Objective — In the listing that follows, retype every line from the first through the one containing "series = [valores_2015, valores_2016, valores_2017]". Pictures are to be left out.
Start Records supplied
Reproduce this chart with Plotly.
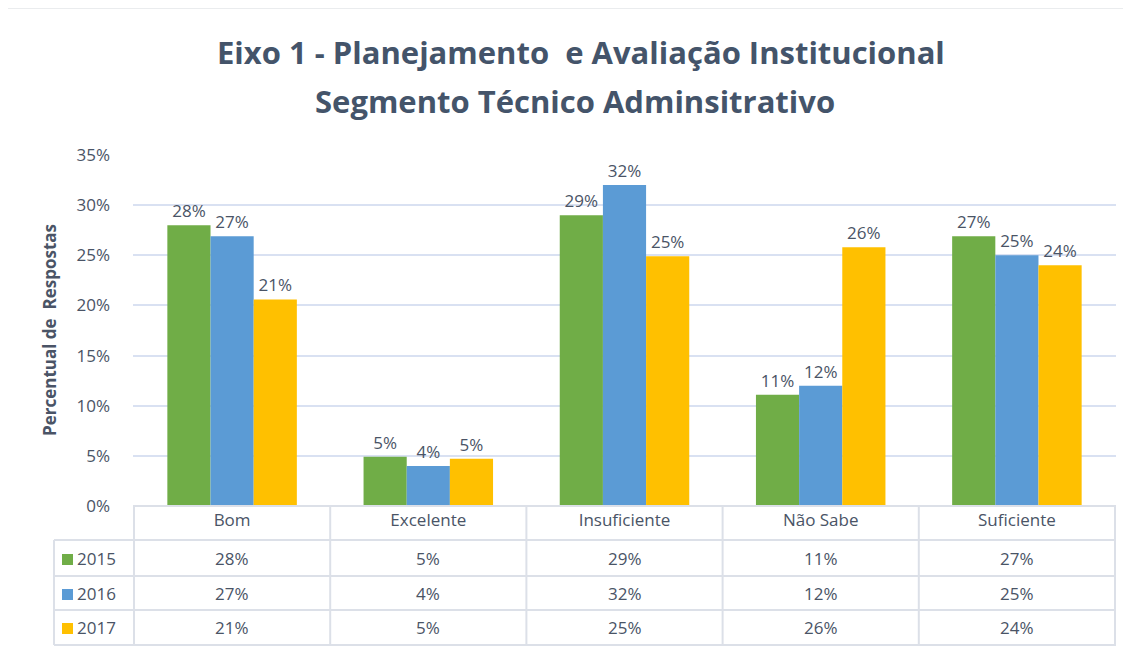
import plotly.graph_objects as go

# dados
categorias = ["Bom", "Excelente", "Insuficiente", "Não Sabe", "Suficiente"]
anos = ["2015", "2016", "2017"]
valores_2015 = [0.280, 0.049, 0.290, 0.111, 0.269]
valores_2016 = [0.269, 0.040, 0.320, 0.120, 0.250]
valores_2017 = [0.206, 0.047, 0.249, 0.258, 0.240]
cores = ["#70AD47", "#5B9BD5", "#FFC000"]
series = [valores_2015, valores_2016, valores_2017]

FONTE = "Open Sans"
COR_TEXTO = "#4A5466"
COR_LINHA = "#DCE0E8"

# a página tem margem de 8px, as medidas abaixo são da imagem de referência
OFF = 8
W_FIG, H_FIG = 1131, 652
L, R, T, B = 133 - OFF, 1116 - OFF, 155 - OFF, 506 - OFF
W, H = R - L, B - T


def px_x(px):
    return (px - OFF - L) / W


def px_y(py):
    return (B - (py - OFF)) / H


fig = go.Figure()
for ano, vals, cor in zip(anos, series, cores):
    fig.add_trace(go.Bar(
        x=categorias, y=vals, name=ano,
        marker=dict(color=cor, line=dict(width=0)),
        texttemplate="%{y:.0%}", textposition="outside",
        textfont=dict(family=FONTE, size=17, color=COR_TEXTO),
        cliponaxis=False,
    ))

shapes = []
# moldura do gráfico
shapes.append(dict(type="rect", xref="paper", yref="paper",
                   x0=px_x(7), x1=px_x(1150), y0=px_y(8), y1=px_y(670),
                   line=dict(color="#D6D9DE", width=1)))

# tabela de dados
linhas_y = [540, 576, 610, 645]
shapes.append(dict(type="line", xref="paper", yref="paper",
                   x0=0, x1=1, y0=0, y1=0,
                   line=dict(color=COR_LINHA, width=2)))
for py in linhas_y:
    shapes.append(dict(type="line", xref="paper", yref="paper",
                       x0=px_x(54), x1=1, y0=px_y(py), y1=px_y(py),
                       line=dict(color=COR_LINHA, width=2)))
for k in range(len(categorias) + 1):
    shapes.append(dict(type="line", xref="x", yref="paper",
                       x0=k - 0.5, x1=k - 0.5, y0=0, y1=px_y(645),
                       line=dict(color=COR_LINHA, width=2)))
shapes.append(dict(type="line", xref="paper", yref="paper",
                   x0=px_x(54), x1=px_x(54), y0=px_y(540), y1=px_y(645),
                   line=dict(color=COR_LINHA, width=2)))

annotations = []
centros_y = [558, 593, 627]
for i, (ano, vals, cor) in enumerate(zip(anos, series, cores)):
    cy = centros_y[i]
    shapes.append(dict(type="rect", xref="paper", yref="paper",
                       x0=px_x(62), x1=px_x(73), y0=px_y(cy - 4), y1=px_y(cy + 7),
                       fillcolor=cor, line=dict(width=0)))
    annotations.append(dict(text=ano, xref="paper", yref="paper",
                            x=px_x(75), y=px_y(cy), xanchor="left", yanchor="middle",
                            showarrow=False,
                            font=dict(family=FONTE, size=17, color=COR_TEXTO)))
    for cat, v in zip(categorias, vals):
        annotations.append(dict(text=f"{round(v * 100):.0f}%", xref="x", yref="paper",
                                x=cat, y=px_y(cy), xanchor="center", yanchor="middle",
                                showarrow=False,
                                font=dict(family=FONTE, size=17, color=COR_TEXTO)))

# títulos
annotations.append(dict(text="<b>Eixo 1 - Planejamento  e Avaliação Institucional</b>",
                        xref="paper", yref="paper", x=px_x(581), y=px_y(52),
                        xanchor="center", yanchor="middle", showarrow=False,
                        font=dict(family=FONTE, size=31, color="#44546A")))
annotations.append(dict(text="<b>Segmento Técnico Adminsitrativo</b>",
                        xref="paper", yref="paper", x=px_x(575), y=px_y(101),
                        xanchor="center", yanchor="middle", showarrow=False,
                        font=dict(family=FONTE, size=31, color="#44546A")))
annotations.append(dict(text="<b>Percentual de  Respostas</b>",
                        xref="paper", yref="paper", x=px_x(49), y=px_y(330),
                        xanchor="center", yanchor="middle", textangle=-90,
                        showarrow=False,
                        font=dict(family=FONTE, size=17, color=COR_TEXTO)))

fig.update_layout(
    width=W_FIG, height=H_FIG,
    margin=dict(l=L, r=W_FIG - R, t=T, b=H_FIG - B, autoexpand=False),
    paper_bgcolor="white", plot_bgcolor="white",
    barmode="group", bargap=0.34, bargroupgap=0,
    showlegend=False,
    shapes=shapes, annotations=annotations,
    font=dict(family=FONTE, color=COR_TEXTO),
)
fig.update_xaxes(
    showgrid=False, showline=False, zeroline=False,
    tickfont=dict(family=FONTE, size=17, color=COR_TEXTO),
    ticks="", ticklabelstandoff=2,
)
fig.update_yaxes(
    range=[0, 0.35], dtick=0.05, tickformat=".0%",
    showgrid=True, gridcolor="#D9E1F2", gridwidth=2,
    zeroline=False, showline=False, ticks="",
    tickfont=dict(family=FONTE, size=17, color=COR_TEXTO),
    ticklabelstandoff=22,
)

fig.write_html("out.html")
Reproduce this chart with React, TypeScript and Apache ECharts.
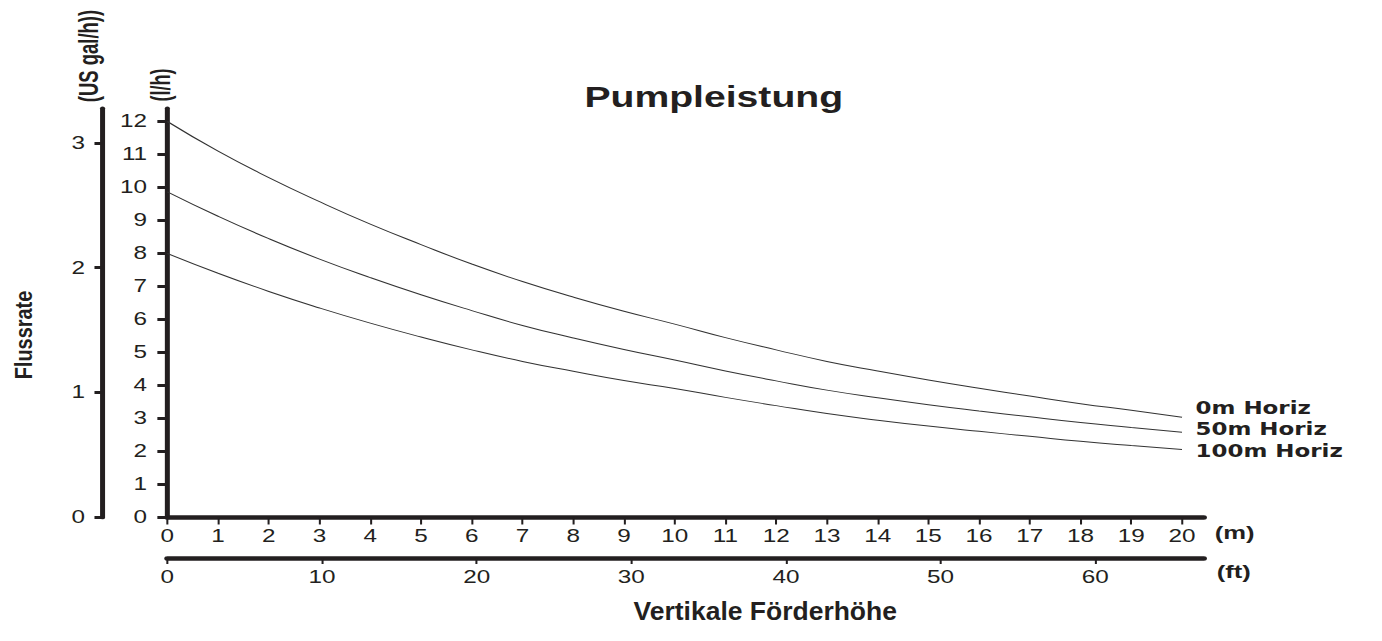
import React, { useEffect, useRef } from "react";
import * as echarts from "echarts";

// ---- data ----
const meters = [0, 1, 2, 3, 4, 5, 6, 7, 8, 9, 10, 11, 12, 13, 14, 15, 16, 17, 18, 19, 20];
const flow0m = [12.0, 11.1, 10.3, 9.57, 8.89, 8.27, 7.68, 7.15, 6.68, 6.25, 5.86, 5.45, 5.08, 4.73, 4.44, 4.17, 3.92, 3.68, 3.45, 3.25, 3.04];
const flow50m = [9.87, 9.13, 8.45, 7.83, 7.27, 6.75, 6.27, 5.82, 5.44, 5.09, 4.77, 4.44, 4.14, 3.86, 3.63, 3.42, 3.23, 3.05, 2.88, 2.73, 2.58];
const flow100m = [8.0, 7.4, 6.85, 6.35, 5.89, 5.47, 5.08, 4.73, 4.43, 4.15, 3.91, 3.64, 3.39, 3.15, 2.95, 2.77, 2.61, 2.46, 2.31, 2.18, 2.06];
const seriesNames = ["0m Horiz", "50m Horiz", "100m Horiz"];
const lhTicks = [0, 1, 2, 3, 4, 5, 6, 7, 8, 9, 10, 11, 12];
const galTicks = [0, 1, 2, 3];
const mTicks = meters;
const ftTicks = [0, 10, 20, 30, 40, 50, 60];

const LITERS_PER_GAL = 3.785;
const M_PER_FT = 0.3048;
const Y_MAX = 12.4;
const X_MAX = 20.43;

const INK = "#231f20";
const STRETCH = 1382 / 1024;

export default function App() {
  const ref = useRef<HTMLDivElement>(null);

  useEffect(() => {
    if (!ref.current) return;
    const chart = echarts.init(ref.current, undefined, { renderer: "svg" });
    const seriesData = [flow0m, flow50m, flow100m];
    // vertical placement of the end labels (shift via alignment + line height)
    const labelVAlign = ["bottom", "bottom", "top"];
    const labelLineHeight = [19, 6, 3];

    chart.setOption({
      animation: false,
      backgroundColor: "#ffffff",
      textStyle: { fontFamily: "Liberation Sans", color: INK },
      title: {
        text: "Pumpleistung",
        left: 433,
        top: 82,
        padding: 0,
        textStyle: { fontFamily: "Liberation Sans", fontWeight: "bold", fontSize: 29, color: INK },
      },
      grid: { left: 124, right: 132, top: 108.3, bottom: 123.5 },
      xAxis: [
        {
          type: "value",
          min: 0,
          max: X_MAX,
          position: "bottom",
          splitLine: { show: false },
          axisLine: { show: true, onZero: false, lineStyle: { color: INK, width: 4.5 } },
          axisTick: { show: true, customValues: mTicks, length: 7, lineStyle: { color: INK, width: 1.5 } },
          axisLabel: { customValues: mTicks, margin: 10, fontSize: 18, color: INK, fontFamily: "Liberation Sans" },
        },
        {
          type: "value",
          min: 0,
          max: X_MAX / M_PER_FT,
          position: "bottom",
          offset: 40.5,
          splitLine: { show: false },
          axisLine: { show: true, onZero: false, lineStyle: { color: INK, width: 4.5 } },
          axisTick: { show: true, customValues: ftTicks, length: 6, lineStyle: { color: INK, width: 1.5 } },
          axisLabel: { customValues: ftTicks, margin: 10, fontSize: 18, color: INK, fontFamily: "Liberation Sans" },
        },
      ],
      yAxis: [
        {
          type: "value",
          min: 0,
          max: Y_MAX,
          position: "left",
          splitLine: { show: false },
          axisLine: { show: true, onZero: false, lineStyle: { color: INK, width: 3.7 } },
          axisTick: { show: true, customValues: lhTicks, length: 7.4, lineStyle: { color: INK, width: 3 } },
          axisLabel: { customValues: lhTicks, margin: 15, fontSize: 18, color: INK, fontFamily: "Liberation Sans" },
        },
        {
          type: "value",
          min: 0,
          max: Y_MAX / LITERS_PER_GAL,
          position: "left",
          offset: 48,
          splitLine: { show: false },
          axisLine: { show: true, onZero: false, lineStyle: { color: INK, width: 3.7 } },
          axisTick: { show: true, customValues: galTicks, length: 6, lineStyle: { color: INK, width: 3 } },
          axisLabel: { customValues: galTicks, margin: 13, fontSize: 18, color: INK, fontFamily: "Liberation Sans" },
        },
      ],
      series: seriesData.map((vals, si) => ({
        type: "line",
        name: seriesNames[si],
        xAxisIndex: 0,
        yAxisIndex: 0,
        data: meters.map((m, i) => [m, vals[i]]),
        smooth: true,
        symbol: "none",
        showSymbol: false,
        silent: true,
        lineStyle: { color: "#333333", width: 1 },
        endLabel: {
          show: true,
          formatter: "{a}",
          distance: 10,
          color: INK,
          fontFamily: "DejaVu Sans",
          fontWeight: "bold",
          fontSize: 17,
          lineHeight: labelLineHeight[si],
          verticalAlign: labelVAlign[si],
        },
      })),
      graphic: [
        {
          type: "text",
          x: 65.2,
          y: 56,
          rotation: Math.PI / 2,
          scaleX: 0.88,
          style: { text: "(US gal/h))", fontFamily: "Liberation Sans", fontWeight: "bold", fontSize: 21, fill: INK, align: "center", verticalAlign: "middle" },
        },
        {
          type: "text",
          x: 118.5,
          y: 85,
          rotation: Math.PI / 2,
          scaleX: 0.86,
          style: { text: "(l/h)", fontFamily: "Liberation Sans", fontWeight: "bold", fontSize: 21, fill: INK, align: "center", verticalAlign: "middle" },
        },
        {
          type: "text",
          x: 17.8,
          y: 335,
          rotation: Math.PI / 2,
          scaleX: 1.14,
          style: { text: "Flussrate", fontFamily: "Liberation Sans", fontWeight: "bold", fontSize: 17.5, fill: INK, align: "center", verticalAlign: "middle" },
        },
        {
          type: "text",
          x: 567,
          y: 611.3,
          scaleX: 0.785,
          style: { text: "Vertikale Förderhöhe", fontFamily: "Liberation Sans", fontWeight: "bold", fontSize: 25, fill: INK, align: "center", verticalAlign: "middle" },
        },
        {
          type: "text",
          x: 900,
          y: 533,
          style: { text: "(m)", fontFamily: "Liberation Sans", fontWeight: "bold", fontSize: 19, fill: INK, align: "left", verticalAlign: "middle" },
        },
        {
          type: "text",
          x: 901.5,
          y: 572,
          style: { text: "(ft)", fontFamily: "Liberation Sans", fontWeight: "bold", fontSize: 19, fill: INK, align: "left", verticalAlign: "middle" },
        },
      ],
    });

    return () => chart.dispose();
  }, []);

  return (
    <div
      ref={ref}
      style={{
        position: "absolute",
        left: 0,
        top: 0,
        width: 1024,
        height: 641,
        transform: `scaleX(${STRETCH})`,
        transformOrigin: "0 0",
        background: "#ffffff",
      }}
    />
  );
}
End Records supplied
Complete output —
Reproduce this chart with Plotly.
import plotly.graph_objects as go

# dados
categorias = ["Bom", "Excelente", "Insuficiente", "Não Sabe", "Suficiente"]
anos = ["2015", "2016", "2017"]
valores_2015 = [0.280, 0.049, 0.290, 0.111, 0.269]
valores_2016 = [0.269, 0.040, 0.320, 0.120, 0.250]
valores_2017 = [0.206, 0.047, 0.249, 0.258, 0.240]
cores = ["#70AD47", "#5B9BD5", "#FFC000"]
series = [valores_2015, valores_2016, valores_2017]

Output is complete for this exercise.